**Dataset section**
════════

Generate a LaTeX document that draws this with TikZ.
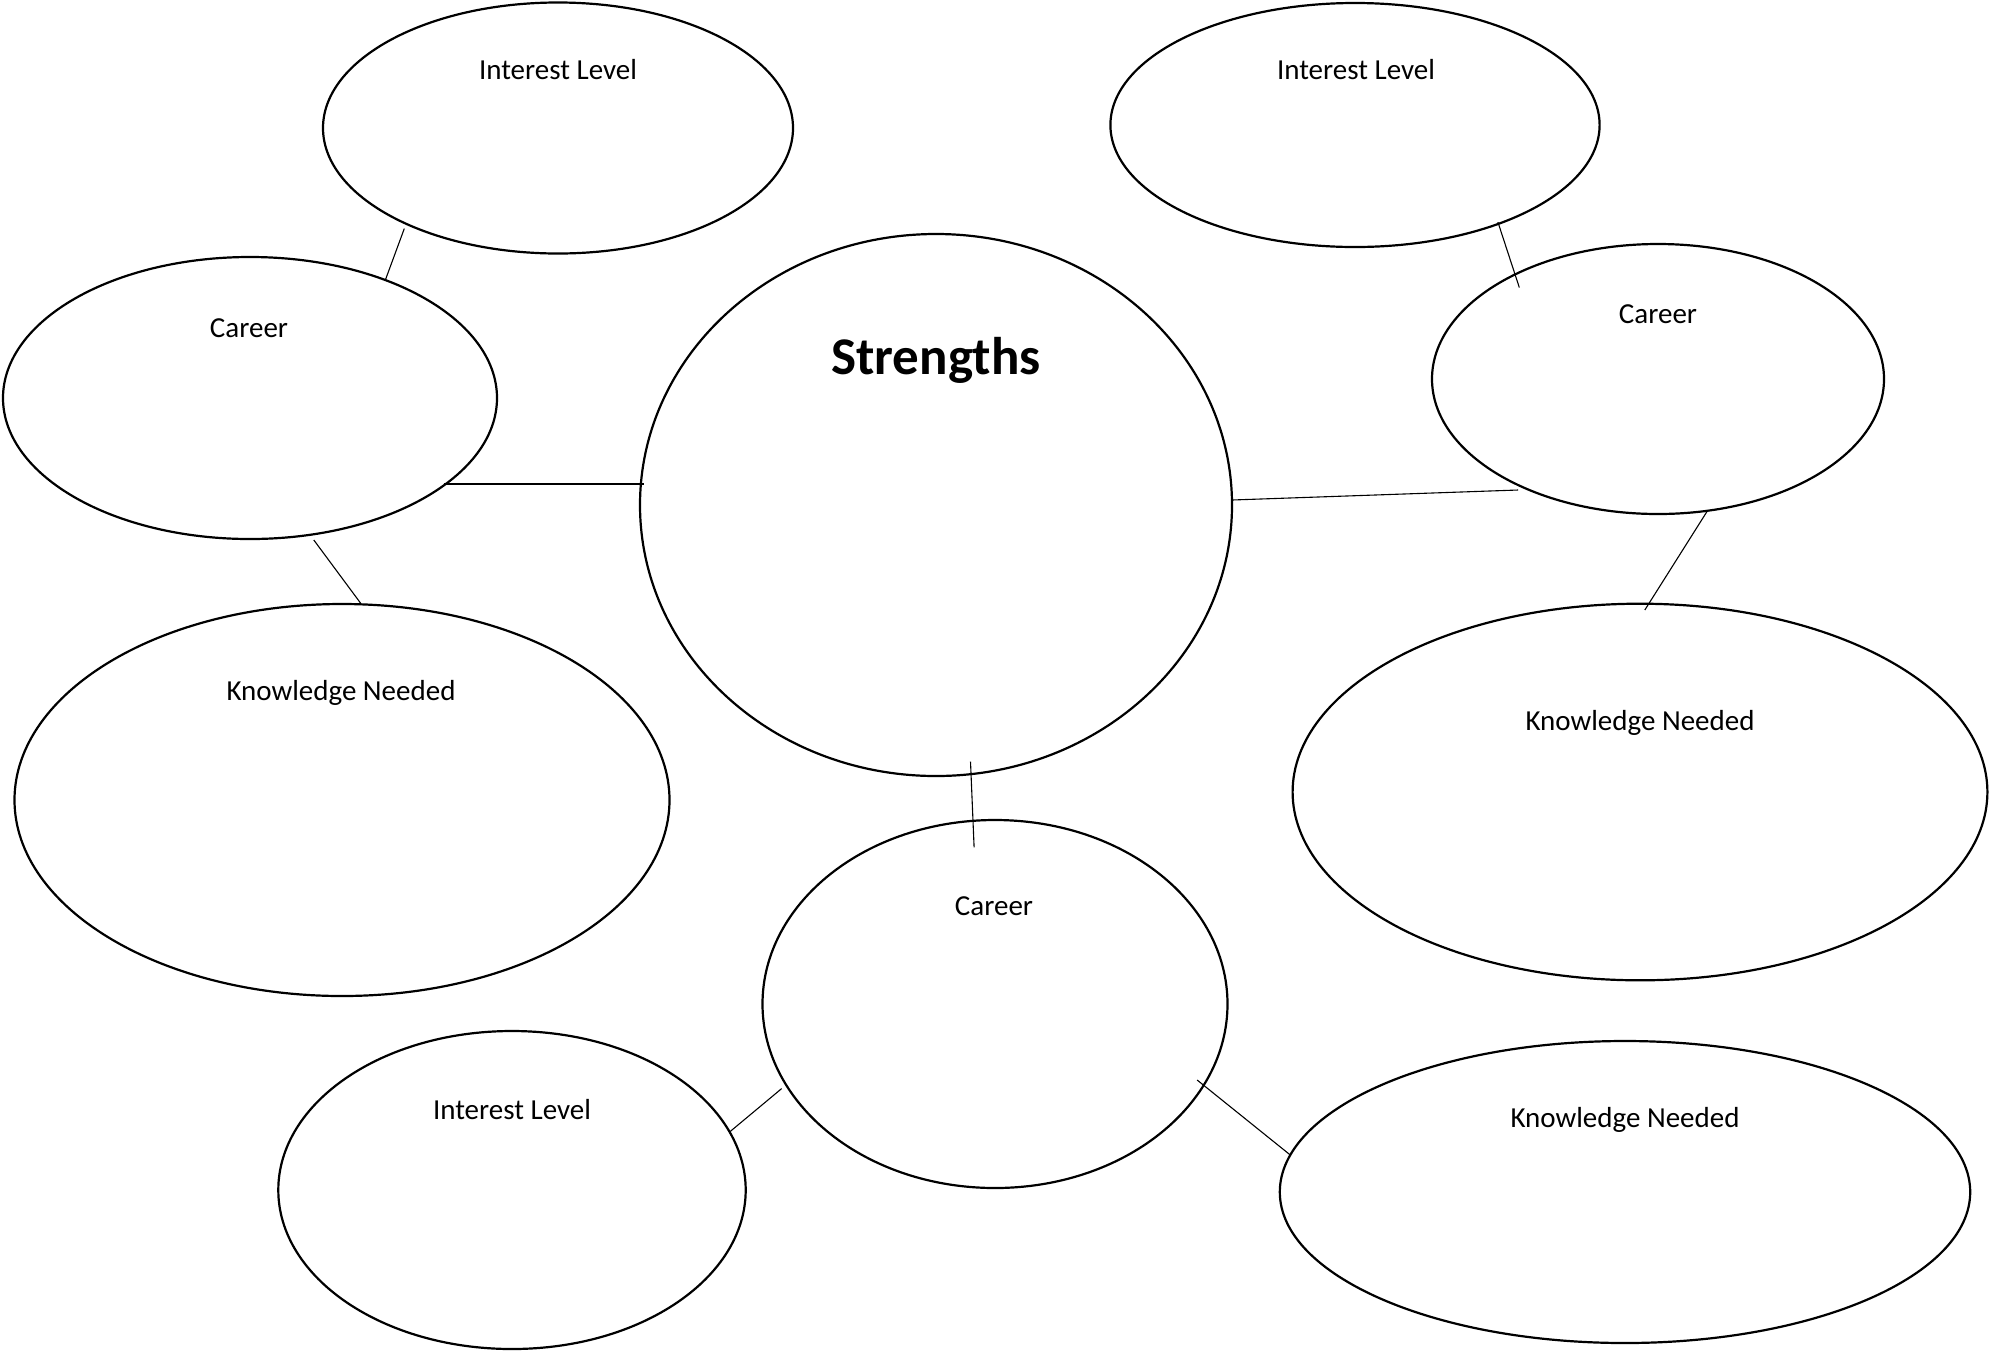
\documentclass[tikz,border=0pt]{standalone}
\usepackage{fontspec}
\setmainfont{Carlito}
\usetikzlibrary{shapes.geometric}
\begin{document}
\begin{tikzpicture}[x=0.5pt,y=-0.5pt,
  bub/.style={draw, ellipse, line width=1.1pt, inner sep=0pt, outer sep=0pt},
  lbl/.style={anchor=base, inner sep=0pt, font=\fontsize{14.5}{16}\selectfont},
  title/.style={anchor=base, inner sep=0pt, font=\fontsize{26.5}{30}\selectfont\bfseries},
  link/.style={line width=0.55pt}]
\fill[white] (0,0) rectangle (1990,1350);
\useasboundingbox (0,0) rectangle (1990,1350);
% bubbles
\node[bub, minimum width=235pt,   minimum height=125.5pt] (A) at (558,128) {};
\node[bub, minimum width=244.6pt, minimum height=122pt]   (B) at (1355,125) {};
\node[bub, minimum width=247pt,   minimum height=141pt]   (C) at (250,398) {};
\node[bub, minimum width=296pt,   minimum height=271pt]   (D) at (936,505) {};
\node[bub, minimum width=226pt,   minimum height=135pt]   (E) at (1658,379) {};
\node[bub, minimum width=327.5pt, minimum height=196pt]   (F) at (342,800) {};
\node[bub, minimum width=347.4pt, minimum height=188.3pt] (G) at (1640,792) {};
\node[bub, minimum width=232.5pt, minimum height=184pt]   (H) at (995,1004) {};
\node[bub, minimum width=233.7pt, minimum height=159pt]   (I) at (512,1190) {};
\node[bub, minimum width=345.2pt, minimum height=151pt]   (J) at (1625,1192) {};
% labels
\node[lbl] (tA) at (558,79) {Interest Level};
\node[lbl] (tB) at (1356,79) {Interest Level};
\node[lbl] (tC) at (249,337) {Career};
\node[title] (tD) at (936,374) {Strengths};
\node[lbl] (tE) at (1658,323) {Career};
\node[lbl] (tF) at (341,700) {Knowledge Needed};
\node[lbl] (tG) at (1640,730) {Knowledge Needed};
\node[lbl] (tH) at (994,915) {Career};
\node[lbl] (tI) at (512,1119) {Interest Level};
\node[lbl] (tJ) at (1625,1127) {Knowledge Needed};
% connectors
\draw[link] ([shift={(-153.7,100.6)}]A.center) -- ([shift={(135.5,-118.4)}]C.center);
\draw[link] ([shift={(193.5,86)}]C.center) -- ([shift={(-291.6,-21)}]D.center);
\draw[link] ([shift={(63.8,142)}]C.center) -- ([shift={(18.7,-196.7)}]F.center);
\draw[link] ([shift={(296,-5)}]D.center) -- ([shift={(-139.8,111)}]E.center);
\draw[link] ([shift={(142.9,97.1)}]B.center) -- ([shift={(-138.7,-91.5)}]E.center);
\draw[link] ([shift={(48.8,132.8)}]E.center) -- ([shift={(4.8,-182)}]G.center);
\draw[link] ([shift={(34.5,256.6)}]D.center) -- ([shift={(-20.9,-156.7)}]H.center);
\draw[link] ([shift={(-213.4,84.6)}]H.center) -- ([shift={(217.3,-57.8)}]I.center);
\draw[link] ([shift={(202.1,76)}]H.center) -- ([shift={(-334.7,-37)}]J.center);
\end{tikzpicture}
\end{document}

════════

**Short exercise**
Copy out all the data exactly; skip the pictures.

**Solution for this exercise**
Generate a LaTeX document that draws this with TikZ.
\documentclass[tikz,border=0pt]{standalone}
\usepackage{fontspec}
\setmainfont{Carlito}
\usetikzlibrary{shapes.geometric}
\begin{document}
\begin{tikzpicture}[x=0.5pt,y=-0.5pt,
  bub/.style={draw, ellipse, line width=1.1pt, inner sep=0pt, outer sep=0pt},
  lbl/.style={anchor=base, inner sep=0pt, font=\fontsize{14.5}{16}\selectfont},
  title/.style={anchor=base, inner sep=0pt, font=\fontsize{26.5}{30}\selectfont\bfseries},
  link/.style={line width=0.55pt}]
\fill[white] (0,0) rectangle (1990,1350);
\useasboundingbox (0,0) rectangle (1990,1350);
% bubbles
\node[bub, minimum width=235pt,   minimum height=125.5pt] (A) at (558,128) {};
\node[bub, minimum width=244.6pt, minimum height=122pt]   (B) at (1355,125) {};
\node[bub, minimum width=247pt,   minimum height=141pt]   (C) at (250,398) {};
\node[bub, minimum width=296pt,   minimum height=271pt]   (D) at (936,505) {};
\node[bub, minimum width=226pt,   minimum height=135pt]   (E) at (1658,379) {};
\node[bub, minimum width=327.5pt, minimum height=196pt]   (F) at (342,800) {};
\node[bub, minimum width=347.4pt, minimum height=188.3pt] (G) at (1640,792) {};
\node[bub, minimum width=232.5pt, minimum height=184pt]   (H) at (995,1004) {};
\node[bub, minimum width=233.7pt, minimum height=159pt]   (I) at (512,1190) {};
\node[bub, minimum width=345.2pt, minimum height=151pt]   (J) at (1625,1192) {};
% labels
\node[lbl] (tA) at (558,79) {Interest Level};
\node[lbl] (tB) at (1356,79) {Interest Level};
\node[lbl] (tC) at (249,337) {Career};
\node[title] (tD) at (936,374) {Strengths};
\node[lbl] (tE) at (1658,323) {Career};
\node[lbl] (tF) at (341,700) {Knowledge Needed};
\node[lbl] (tG) at (1640,730) {Knowledge Needed};
\node[lbl] (tH) at (994,915) {Career};
\node[lbl] (tI) at (512,1119) {Interest Level};
\node[lbl] (tJ) at (1625,1127) {Knowledge Needed};
% connectors
\draw[link] ([shift={(-153.7,100.6)}]A.center) -- ([shift={(135.5,-118.4)}]C.center);
\draw[link] ([shift={(193.5,86)}]C.center) -- ([shift={(-291.6,-21)}]D.center);
\draw[link] ([shift={(63.8,142)}]C.center) -- ([shift={(18.7,-196.7)}]F.center);
\draw[link] ([shift={(296,-5)}]D.center) -- ([shift={(-139.8,111)}]E.center);
\draw[link] ([shift={(142.9,97.1)}]B.center) -- ([shift={(-138.7,-91.5)}]E.center);
\draw[link] ([shift={(48.8,132.8)}]E.center) -- ([shift={(4.8,-182)}]G.center);
\draw[link] ([shift={(34.5,256.6)}]D.center) -- ([shift={(-20.9,-156.7)}]H.center);
\draw[link] ([shift={(-213.4,84.6)}]H.center) -- ([shift={(217.3,-57.8)}]I.center);
\draw[link] ([shift={(202.1,76)}]H.center) -- ([shift={(-334.7,-37)}]J.center);
\end{tikzpicture}
\end{document}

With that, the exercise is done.